Proteomics: Inactivity-induced muscle insulin resistance
Booth, Frank W.   
University of Missouri-Columbia, Columbia, MO, United States

Insulin resistance and type 2 diabetes are epidemic in adults, and are now even occurring in adolescents. A decrease in physical activity has played an important role in this increase in diabetes as documented in many epidemiological and physiological papers. Of great significance are recent publications showing that increased contractile activity signals an enhanced glucose uptake through an insulin-independent signaling pathway, likely AMP kinase, but the complete pathway remains to be delineated. The importance of these observations is that they raise the probability that unexpected novel proteins linking physical inactivity to insulin resistance will be found. As the post-genome era begins with the sequencing of the human genome, tools are now available to discover the identity of proteins currently unassociated with the signaling of insulin resistance by mechanisms other than insulin modification. This proposal focuses on those proteins differentially expressed when either normal voluntary running ceases due to the removal of a running wheel from the cage, or when high fat diets are consumed. These models mimic current lifestyles of sedentary activity and/or high fat consumption.

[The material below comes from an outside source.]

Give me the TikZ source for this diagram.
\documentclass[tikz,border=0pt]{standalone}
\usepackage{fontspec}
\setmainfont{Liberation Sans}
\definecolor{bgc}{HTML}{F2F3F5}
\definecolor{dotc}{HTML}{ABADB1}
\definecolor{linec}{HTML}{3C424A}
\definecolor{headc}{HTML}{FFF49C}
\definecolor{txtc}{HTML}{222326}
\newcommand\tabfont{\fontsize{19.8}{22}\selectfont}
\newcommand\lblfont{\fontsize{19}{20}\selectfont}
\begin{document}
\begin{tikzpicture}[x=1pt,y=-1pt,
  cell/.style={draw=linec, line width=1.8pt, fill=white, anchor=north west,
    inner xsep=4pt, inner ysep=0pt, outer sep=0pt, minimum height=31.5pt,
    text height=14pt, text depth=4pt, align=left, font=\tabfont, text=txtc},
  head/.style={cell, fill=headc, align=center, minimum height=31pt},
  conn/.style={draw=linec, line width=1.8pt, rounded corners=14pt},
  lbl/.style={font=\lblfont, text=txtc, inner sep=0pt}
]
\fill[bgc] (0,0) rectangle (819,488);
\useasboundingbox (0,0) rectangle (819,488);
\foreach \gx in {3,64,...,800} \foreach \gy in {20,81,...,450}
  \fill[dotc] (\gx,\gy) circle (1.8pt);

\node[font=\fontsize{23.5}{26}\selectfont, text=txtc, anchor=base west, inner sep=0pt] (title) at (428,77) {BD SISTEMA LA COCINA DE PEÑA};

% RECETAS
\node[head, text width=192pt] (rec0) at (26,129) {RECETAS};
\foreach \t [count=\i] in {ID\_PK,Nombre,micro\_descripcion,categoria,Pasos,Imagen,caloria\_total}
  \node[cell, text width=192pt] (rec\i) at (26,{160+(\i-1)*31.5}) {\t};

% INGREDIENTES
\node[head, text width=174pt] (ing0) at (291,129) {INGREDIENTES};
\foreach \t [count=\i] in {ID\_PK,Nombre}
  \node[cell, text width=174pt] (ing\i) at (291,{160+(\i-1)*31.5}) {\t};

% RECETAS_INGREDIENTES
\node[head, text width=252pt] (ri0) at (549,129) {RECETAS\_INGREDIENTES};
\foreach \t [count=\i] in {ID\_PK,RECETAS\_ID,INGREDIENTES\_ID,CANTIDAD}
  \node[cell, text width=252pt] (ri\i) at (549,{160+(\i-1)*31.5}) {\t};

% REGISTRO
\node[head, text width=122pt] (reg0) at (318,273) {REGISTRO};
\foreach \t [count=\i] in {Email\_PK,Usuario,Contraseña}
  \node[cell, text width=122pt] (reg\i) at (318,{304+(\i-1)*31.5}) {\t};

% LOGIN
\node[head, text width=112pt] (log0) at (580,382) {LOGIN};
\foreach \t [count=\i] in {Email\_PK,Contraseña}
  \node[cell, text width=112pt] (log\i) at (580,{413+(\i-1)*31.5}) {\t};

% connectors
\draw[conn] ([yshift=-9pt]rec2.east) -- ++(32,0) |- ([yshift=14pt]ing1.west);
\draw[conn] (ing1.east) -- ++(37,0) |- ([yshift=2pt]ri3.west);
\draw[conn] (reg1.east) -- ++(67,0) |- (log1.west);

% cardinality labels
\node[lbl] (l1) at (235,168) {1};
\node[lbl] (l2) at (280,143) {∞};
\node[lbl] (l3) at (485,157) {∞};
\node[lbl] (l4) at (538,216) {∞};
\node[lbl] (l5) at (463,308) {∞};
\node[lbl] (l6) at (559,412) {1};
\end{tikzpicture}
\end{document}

Specific aim I will use 2-D gel electrophoresis to experimentally determine differentially expressed proteins in skeletal muscle that have undergone decreased physical activity.
Specific aim 2 will also employ 2-D gel electrophoresis to determine differentially expressed proteins in the skeletal muscle of rats that have undergone decreased physical activity while eating a high fat diet. One hypothesis is that both inactivity and high blood lipids will cause unique, but not identical, sets of proteins related to insulin resistance to be expressed in skeletal muscle. Many of these proteins will heretofore be unidentified as playing a role in skeletal muscle insulin resistance. Identifying the expressed proteins associated with insulin resistance in skeletal muscle will permit the development of new hypotheses, whose functions and interactions with other proteins will be the focus of future grant applications. Such new hypotheses could lead to new therapies against diabetes. Outcomes of this proposal will better establish that healthy active skeletal muscles interact with other organ systems to prevent the metabolic disorders of type 2 diabetes, atherosclerosis, and obesity.